Police used a new device called Res-Q-Max to pull the two individuals from the water. The device looks and sounds like a rocket launcher but has a much different purpose.
The device has an enclosed flotation device at the head of a cylinder. The cylinder, which is charged up to 3,000 PSI, is locked into the launcher. The cylinder is connected to the device by 200 yards of line which is used to pull a victim to safety. Once the cylinder is locked into the device, the Res-Q-Max is ready for use.
Officer Rob Hahn of the Chikaming Township Police Department was trained only three weeks before using the device last week to save the life of both individuals.
"I knew right away I would deploy the Res-Q-Max and it worked really well," Officer Hahn said. "I was happy once it hit the water that the sling deployed and it was able to save those two people's lives."
The reason the device is so important is because of its speed.
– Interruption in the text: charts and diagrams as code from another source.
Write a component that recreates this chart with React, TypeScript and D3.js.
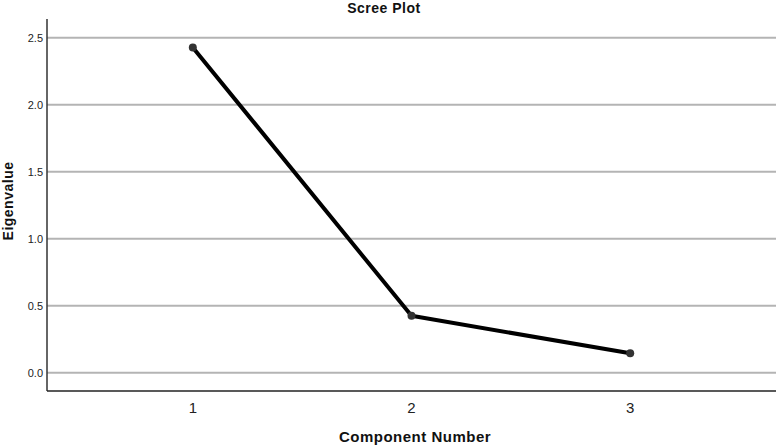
import { useMemo } from "react";
import * as d3 from "d3";

const WIDTH = 778;
const HEIGHT = 446;
const MARGIN = { top: 19, right: 2, bottom: 55, left: 47 };

const components = [1, 2, 3];
const eigenvalues = [2.428, 0.425, 0.145];
const yTicks = [0, 0.5, 1, 1.5, 2, 2.5];

const FONT = "'Liberation Sans', Arial, sans-serif";

export default function App() {
  const boundsWidth = WIDTH - MARGIN.left - MARGIN.right;
  const boundsHeight = HEIGHT - MARGIN.top - MARGIN.bottom;

  const xScale = useMemo(
    () => d3.scaleLinear().domain([1 / 3, 3 + 2 / 3]).range([0, boundsWidth]),
    [boundsWidth]
  );
  const yScale = useMemo(
    () => d3.scaleLinear().domain([-0.136, 2.64]).range([boundsHeight, 0]),
    [boundsHeight]
  );

  const pts = components.map((c, i) => [c, eigenvalues[i]] as [number, number]);
  const linePath = d3
    .line<[number, number]>()
    .x((d) => xScale(d[0]))
    .y((d) => yScale(d[1]))(pts);

  return (
    <svg
      width={WIDTH}
      height={HEIGHT}
      style={{ position: "absolute", left: 0, top: 0, background: "#fff" }}
    >
      <text
        x={384}
        y={13}
        textAnchor="middle"
        fontFamily={FONT}
        fontWeight="bold"
        fontSize={14}
        letterSpacing={0.5}
        fill="#111"
      >
        Scree Plot
      </text>
      <g transform={`translate(${MARGIN.left},${MARGIN.top})`}>
        {yTicks.map((t) => (
          <g key={t}>
            <line
              x1={0}
              x2={boundsWidth}
              y1={yScale(t)}
              y2={yScale(t)}
              stroke="#b4b4b4"
              strokeWidth={2}
            />
            <text
              x={-4}
              y={yScale(t)}
              dy="0.35em"
              textAnchor="end"
              fontFamily={FONT}
              fontSize={11}
              fill="#222"
            >
              {d3.format(".1f")(t)}
            </text>
          </g>
        ))}
        {components.map((c) => (
          <text
            key={c}
            x={xScale(c)}
            y={boundsHeight + 22}
            textAnchor="middle"
            fontFamily={FONT}
            fontSize={15}
            fill="#222"
          >
            {c}
          </text>
        ))}
        <line x1={0} x2={0} y1={0} y2={boundsHeight} stroke="#333" strokeWidth={1.5} />
        <line
          x1={0}
          x2={boundsWidth}
          y1={boundsHeight}
          y2={boundsHeight}
          stroke="#222"
          strokeWidth={1.5}
        />
        <path d={linePath ?? ""} fill="none" stroke="#000" strokeWidth={4} strokeLinejoin="round" />
        {pts.map((d) => (
          <circle key={d[0]} cx={xScale(d[0])} cy={yScale(d[1])} r={4} fill="#333" />
        ))}
      </g>
      <text
        x={415}
        y={442}
        textAnchor="middle"
        fontFamily={FONT}
        fontWeight="bold"
        fontSize={15}
        letterSpacing={0.5}
        fill="#111"
      >
        Component Number
      </text>
      <text
        transform={`translate(13,${MARGIN.top + boundsHeight / 2 - 4}) rotate(-90)`}
        textAnchor="middle"
        fontFamily={FONT}
        fontWeight="bold"
        fontSize={14}
        letterSpacing={0.5}
        fill="#111"
      >
        Eigenvalue
      </text>
    </svg>
  );
}
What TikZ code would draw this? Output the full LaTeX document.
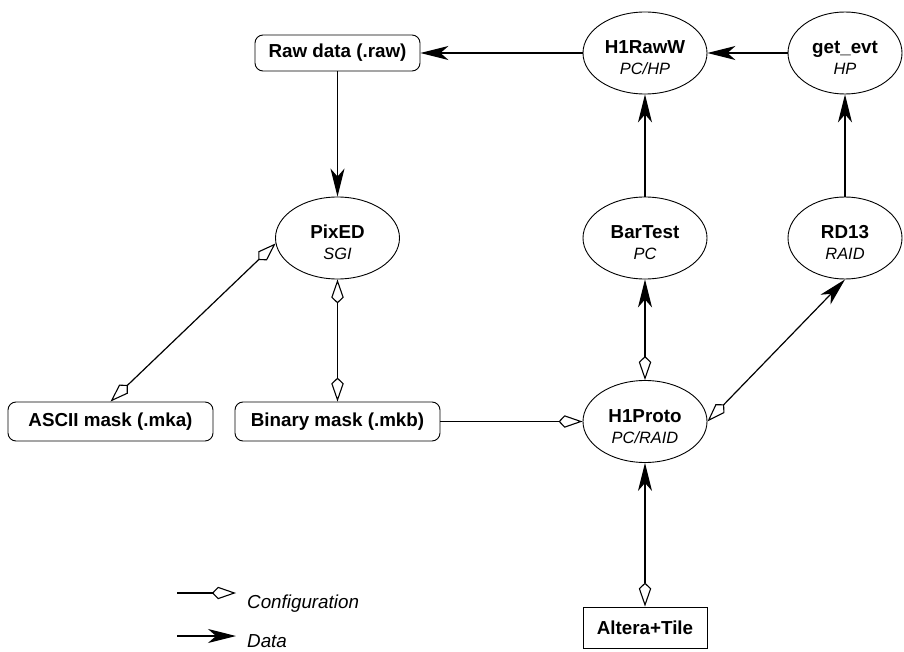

Officer Hahn estimated the rescue mission took about ten minutes, whereas a normal rescue mission can take anywhere from 30-35 minutes. And that time is precious due to the temperature of the lake.
"Really the one thing I was worried wasn't the drowning," Officer Hahn said. "It was the hypothermia because the water is still really cold."
The Res-Q-Max also allows officers to help from the shore, making themselves a valuable resource as first responders to the scene.
"I think every department should start trying to find ways to get at least one," Officer Hahn said. "It makes a huge difference allowing us to respond quicker and actually be able to do something on the beach instead of standing there helplessly."
The Res-Q-Max does carry a price, while it may not be as much as you would assume at $2,100. The Chikaming Township Police Department was able to apply for a grant through the Pokagon Fund which supplied enough money for four devices.
"It has definitely been proven effective by Officer Hahn," Chief Todd Taylor said. "I would suggest every city along the coast line to invest."
While this new technology will definitely help to save lives, it is there to help insure a safe rescue.
"Lake Michigan has the most fatalities of all the Great Lakes especially here in the south east corner of the lake," Chief Taylor said. "My suggestion for people would be if there are white caps on the waves, do not go in the water. We're happy to have these tools on hand but you have to realize when the water is bad."